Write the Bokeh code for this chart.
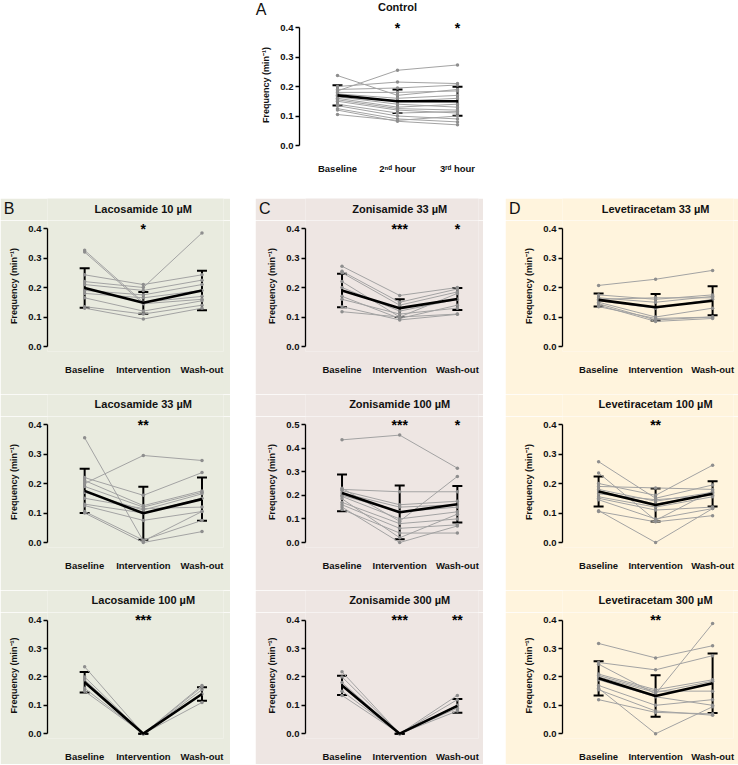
from bokeh.plotting import figure
from bokeh.layouts import column, row, Spacer
from bokeh.models import (LinearAxis, FixedTicker, NumeralTickFormatter, Whisker,
                          TeeHead, ColumnDataSource, Range1d)
from bokeh.embed import file_html
from bokeh.resources import INLINE
from bokeh.core.properties import value

# ---------------- data ----------------
x_pos = [1, 2, 3]
cats_ctrl = ["Baseline", "2ⁿᵈ hour", "3ʳᵈ hour"]
cats_drug = ["Baseline", "Intervention", "Wash-out"]
ticks_04 = [0.0, 0.1, 0.2, 0.3, 0.4]
ticks_05 = [0.0, 0.1, 0.2, 0.3, 0.4, 0.5]

ctrl = [[0.237, 0.17, 0.19], [0.185, 0.255, 0.273], [0.20, 0.215, 0.21],
        [0.19, 0.195, 0.205], [0.18, 0.18, 0.185], [0.175, 0.16, 0.17],
        [0.17, 0.15, 0.16], [0.165, 0.14, 0.13], [0.16, 0.13, 0.14],
        [0.155, 0.125, 0.12], [0.15, 0.12, 0.11], [0.14, 0.11, 0.115],
        [0.135, 0.10, 0.09], [0.125, 0.09, 0.08], [0.12, 0.082, 0.07],
        [0.105, 0.085, 0.10]]
ctrl_mean = [0.170, 0.150, 0.150]
ctrl_sd = [0.034, 0.040, 0.049]
ctrl_stars = ["", "*", "*"]

lac10 = [[0.326, 0.15, 0.17], [0.32, 0.145, 0.16], [0.243, 0.21, 0.243],
         [0.22, 0.20, 0.385], [0.21, 0.19, 0.225], [0.19, 0.175, 0.21],
         [0.18, 0.165, 0.19], [0.165, 0.12, 0.155], [0.135, 0.11, 0.14],
         [0.13, 0.093, 0.13]]
lac10_mean = [0.198, 0.148, 0.190]
lac10_sd = [0.067, 0.037, 0.067]
lac10_stars = ["", "*", ""]

lac33 = [[0.355, 0.005, 0.105], [0.20, 0.295, 0.278], [0.22, 0.16, 0.237],
         [0.21, 0.125, 0.175], [0.19, 0.12, 0.17], [0.17, 0.11, 0.165],
         [0.15, 0.115, 0.12], [0.13, 0.10, 0.15], [0.125, 0.075, 0.105],
         [0.105, 0.008, 0.075], [0.10, 0.0, 0.037]]
lac33_mean = [0.175, 0.099, 0.147]
lac33_sd = [0.075, 0.090, 0.073]
lac33_stars = ["", "**", ""]

lac100 = [[0.236, 0.0, 0.165], [0.20, 0.0, 0.17], [0.19, 0.0, 0.155],
          [0.16, 0.0, 0.14], [0.15, 0.0, 0.11]]
lac100_mean = [0.181, 0.0, 0.140]
lac100_sd = [0.036, 0.0, 0.024]
lac100_stars = ["", "***", ""]

zon33 = [[0.272, 0.173, 0.20], [0.255, 0.15, 0.195], [0.25, 0.14, 0.185],
         [0.22, 0.10, 0.18], [0.20, 0.12, 0.16], [0.17, 0.095, 0.14],
         [0.16, 0.11, 0.13], [0.135, 0.09, 0.109], [0.118, 0.10, 0.11]]
zon33_mean = [0.190, 0.130, 0.161]
zon33_sd = [0.057, 0.030, 0.037]
zon33_stars = ["", "***", "*"]

zon100 = [[0.435, 0.455, 0.315], [0.23, 0.09, 0.28], [0.225, 0.215, 0.215],
          [0.22, 0.16, 0.175], [0.21, 0.15, 0.16], [0.20, 0.13, 0.15],
          [0.195, 0.10, 0.13], [0.185, 0.02, 0.12], [0.17, 0.08, 0.10],
          [0.16, 0.06, 0.075], [0.15, 0.0, 0.07], [0.14, 0.04, 0.04]]
zon100_mean = [0.210, 0.128, 0.162]
zon100_sd = [0.078, 0.114, 0.077]
zon100_stars = ["", "***", "*"]

zon300 = [[0.218, 0.0, 0.135], [0.20, 0.0, 0.12], [0.18, 0.0, 0.10],
          [0.15, 0.0, 0.09], [0.135, 0.0, 0.08]]
zon300_mean = [0.170, 0.0, 0.098]
zon300_sd = [0.034, 0.0, 0.024]
zon300_stars = ["", "***", "**"]

lev33 = [[0.207, 0.228, 0.258], [0.175, 0.16, 0.175], [0.165, 0.15, 0.17],
         [0.16, 0.165, 0.165], [0.155, 0.13, 0.16], [0.15, 0.10, 0.13],
         [0.145, 0.09, 0.10], [0.14, 0.085, 0.095], [0.135, 0.095, 0.10]]
lev33_mean = [0.158, 0.133, 0.155]
lev33_sd = [0.022, 0.045, 0.049]
lev33_stars = ["", "", ""]

lev100 = [[0.274, 0.15, 0.195], [0.236, 0.075, 0.175], [0.20, 0.16, 0.262],
          [0.19, 0.185, 0.18], [0.18, 0.14, 0.17], [0.175, 0.13, 0.165],
          [0.165, 0.145, 0.16], [0.155, 0.12, 0.155], [0.15, 0.11, 0.12],
          [0.145, 0.08, 0.115], [0.108, 0.0, 0.115], [0.105, 0.07, 0.091]]
lev100_mean = [0.173, 0.127, 0.165]
lev100_sd = [0.051, 0.056, 0.043]
lev100_stars = ["", "**", ""]

lev300 = [[0.318, 0.267, 0.31], [0.251, 0.225, 0.275], [0.245, 0.14, 0.388],
          [0.21, 0.155, 0.19], [0.205, 0.15, 0.15], [0.20, 0.145, 0.185],
          [0.19, 0.13, 0.10], [0.17, 0.10, 0.12], [0.16, 0.0, 0.095],
          [0.155, 0.08, 0.065], [0.12, 0.075, 0.07]]
lev300_mean = [0.195, 0.133, 0.178]
lev300_sd = [0.060, 0.073, 0.105]
lev300_stars = ["", "**", ""]

# ---------------- style ----------------
FONT = "Liberation Sans"
BG_B = "#E9EBDF"
BG_C = "#EEE6E3"
BG_D = "#FFF4DD"
GREY_LINE = "#a3a3a3"
GREY_PT = "#8e8e8e"
X_START = 1 - 38.0 / 60.0


def make_header(width, height, left, frame_w, title, bg, title_y,
                letter=None, letter_y=0, letter_standoff=0):
    """Strip holding the panel title (centred over the middle group); the
    panel letter is drawn as the label of a tick-less left axis."""
    x_end = X_START + frame_w / 60.0
    h = figure(width=width, height=height, x_range=Range1d(X_START, x_end),
               y_range=Range1d(0, height), output_backend="svg",
               toolbar_location=None, x_axis_type=None, y_axis_type=None,
               min_border_left=left, min_border_right=width - left - frame_w,
               min_border_top=0, min_border_bottom=0,
               background_fill_color=bg, border_fill_color=bg,
               outline_line_color=None)
    h.xgrid.visible = False
    h.ygrid.visible = False
    h.text(x=[x_pos[1]], y=[title_y], text=[title], text_align="center",
           text_baseline="middle", text_font=value(FONT),
           text_font_style="bold", text_font_size="11px", text_color="#111111")
    if letter:
        lax = LinearAxis(ticker=FixedTicker(ticks=[letter_y]),
                         major_label_overrides={letter_y: letter})
        lax.axis_line_color = None
        lax.major_tick_line_color = None
        lax.minor_tick_line_color = None
        lax.major_label_standoff = letter_standoff
        lax.major_label_text_font = FONT
        lax.major_label_text_font_size = "16px"
        lax.major_label_text_color = "#111111"
        h.add_layout(lax, "left")
    return h


def make_panel(subjects, mean, sd, stars, cats, yticks, width, height,
               left, frame_w, zero_rel, bg):
    ymax = yticks[-1]
    px = 118.0 / ymax
    y_end = zero_rel / px
    y_start = -5.0 / px
    x_end = X_START + frame_w / 60.0
    p = figure(width=width, height=height,
               x_range=Range1d(X_START, x_end), y_range=Range1d(y_start, y_end),
               output_backend="svg", toolbar_location=None,
               x_axis_type=None, y_axis_type=None,
               min_border_left=left, min_border_right=width - left - frame_w,
               min_border_top=0, min_border_bottom=height - (zero_rel + 5),
               background_fill_color=bg, border_fill_color=bg,
               outline_line_color=None)
    p.xgrid.visible = False
    p.ygrid.visible = False

    yax = LinearAxis(ticker=FixedTicker(ticks=yticks),
                     formatter=NumeralTickFormatter(format="0.0"),
                     bounds=(0, ymax), axis_label="Frequency (min⁻¹)")
    yax.axis_line_width = 1.3
    yax.major_tick_line_width = 1.3
    yax.major_tick_out = 4
    yax.major_tick_in = 0
    yax.minor_tick_line_color = None
    yax.major_label_standoff = 2
    yax.axis_label_standoff = 6
    yax.major_label_text_font = FONT
    yax.major_label_text_font_style = "bold"
    yax.major_label_text_font_size = "9.5px"
    yax.major_label_text_color = "#111111"
    yax.axis_label_text_font = FONT
    yax.axis_label_text_font_style = "bold"
    yax.axis_label_text_font_size = "9px"
    yax.axis_label_text_color = "#111111"
    p.add_layout(yax, "left")

    xax = LinearAxis(ticker=FixedTicker(ticks=x_pos),
                     major_label_overrides={x_pos[i]: cats[i] for i in range(3)})
    xax.axis_line_color = None
    xax.major_tick_line_color = None
    xax.minor_tick_line_color = None
    xax.major_label_standoff = 6
    xax.major_label_text_font = FONT
    xax.major_label_text_font_style = "bold"
    xax.major_label_text_font_size = "9.5px"
    xax.major_label_text_color = "#111111"
    p.add_layout(xax, "below")

    n = len(subjects)
    p.multi_line(xs=[x_pos] * n, ys=subjects, line_color=GREY_LINE, line_width=1)
    px_all = [x for s in subjects for x in x_pos]
    py_all = [v for s in subjects for v in s]
    p.scatter(x=px_all, y=py_all, size=3.5, fill_color=GREY_PT, line_color=None)

    p.line(x=x_pos, y=mean, line_color="black", line_width=2.6)
    src = ColumnDataSource(dict(x=x_pos,
                                upper=[m + s for m, s in zip(mean, sd)],
                                lower=[m - s for m, s in zip(mean, sd)]))
    w = Whisker(base="x", upper="upper", lower="lower", source=src,
                line_color="black", line_width=2,
                upper_head=TeeHead(size=10, line_width=2, line_color="black"),
                lower_head=TeeHead(size=10, line_width=2, line_color="black"))
    p.add_layout(w)

    p.text(x=x_pos, y=[ymax] * 3, text=stars, text_align="center",
           text_baseline="middle", text_font=value(FONT),
           text_font_style="bold", text_font_size="14px", text_color="black")
    return p


# ---------------- layout ----------------
A_W, A_LEFT, A_FW = 738, 299, 200
A_HDR = 19
hdrA = make_header(A_W, A_HDR, A_LEFT, A_FW, "Control", "white", A_HDR - 6,
                   letter="A", letter_y=A_HDR - 8, letter_standoff=27)
pA = make_panel(ctrl, ctrl_mean, ctrl_sd, ctrl_stars, cats_ctrl, ticks_04,
                A_W, 198 - A_HDR, A_LEFT, A_FW, 145 - A_HDR, "white")

HDR = 22
row_h = [196, 196, 174]
title_off = [10, 9, 9]


def col_panels(specs, width, left, frame_w, bg, letter, letter_standoff):
    items = []
    for i, (subj, m, s, st, t, ticks) in enumerate(specs):
        items.append(make_header(width, HDR, left, frame_w, t, bg,
                                 HDR - title_off[i],
                                 letter=letter if i == 0 else None,
                                 letter_y=HDR - 10,
                                 letter_standoff=letter_standoff))
        items.append(make_panel(subj, m, s, st, cats_drug, ticks, width,
                                row_h[i] - HDR, left, frame_w, 148 - HDR, bg))
    return column(*items, spacing=0)


colB = col_panels([
    (lac10, lac10_mean, lac10_sd, lac10_stars, "Lacosamide 10 µM", ticks_04),
    (lac33, lac33_mean, lac33_sd, lac33_stars, "Lacosamide 33 µM", ticks_04),
    (lac100, lac100_mean, lac100_sd, lac100_stars, "Lacosamide 100 µM", ticks_04),
], 230, 43, 180, BG_B, "B", 27)

colC = col_panels([
    (zon33, zon33_mean, zon33_sd, zon33_stars, "Zonisamide 33 µM", ticks_04),
    (zon100, zon100_mean, zon100_sd, zon100_stars, "Zonisamide 100 µM", ticks_05),
    (zon300, zon300_mean, zon300_sd, zon300_stars, "Zonisamide 300 µM", ticks_04),
], 228, 43, 180, BG_C, "C", 29)

colD = col_panels([
    (lev33, lev33_mean, lev33_sd, lev33_stars, "Levetiracetam 33 µM", ticks_04),
    (lev100, lev100_mean, lev100_sd, lev100_stars, "Levetiracetam 100 µM", ticks_04),
    (lev300, lev300_mean, lev300_sd, lev300_stars, "Levetiracetam 300 µM", ticks_04),
], 233, 48, 180, BG_D, "D", 36)

bottom = row(colB, Spacer(width=25), colC, Spacer(width=22), colD, spacing=0)
layout = column(hdrA, pA, bottom, spacing=0)

open("out.html", "w").write(file_html(layout, INLINE))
- - -
(Your task): Extract the lines exactly, please: the first line of the listing, the line with "from bokeh.core.properties import value", and every line between them, but no pictures.

(Output of the exercise):
Write the Bokeh code for this chart.
from bokeh.plotting import figure
from bokeh.layouts import column, row, Spacer
from bokeh.models import (LinearAxis, FixedTicker, NumeralTickFormatter, Whisker,
                          TeeHead, ColumnDataSource, Range1d)
from bokeh.embed import file_html
from bokeh.resources import INLINE
from bokeh.core.properties import value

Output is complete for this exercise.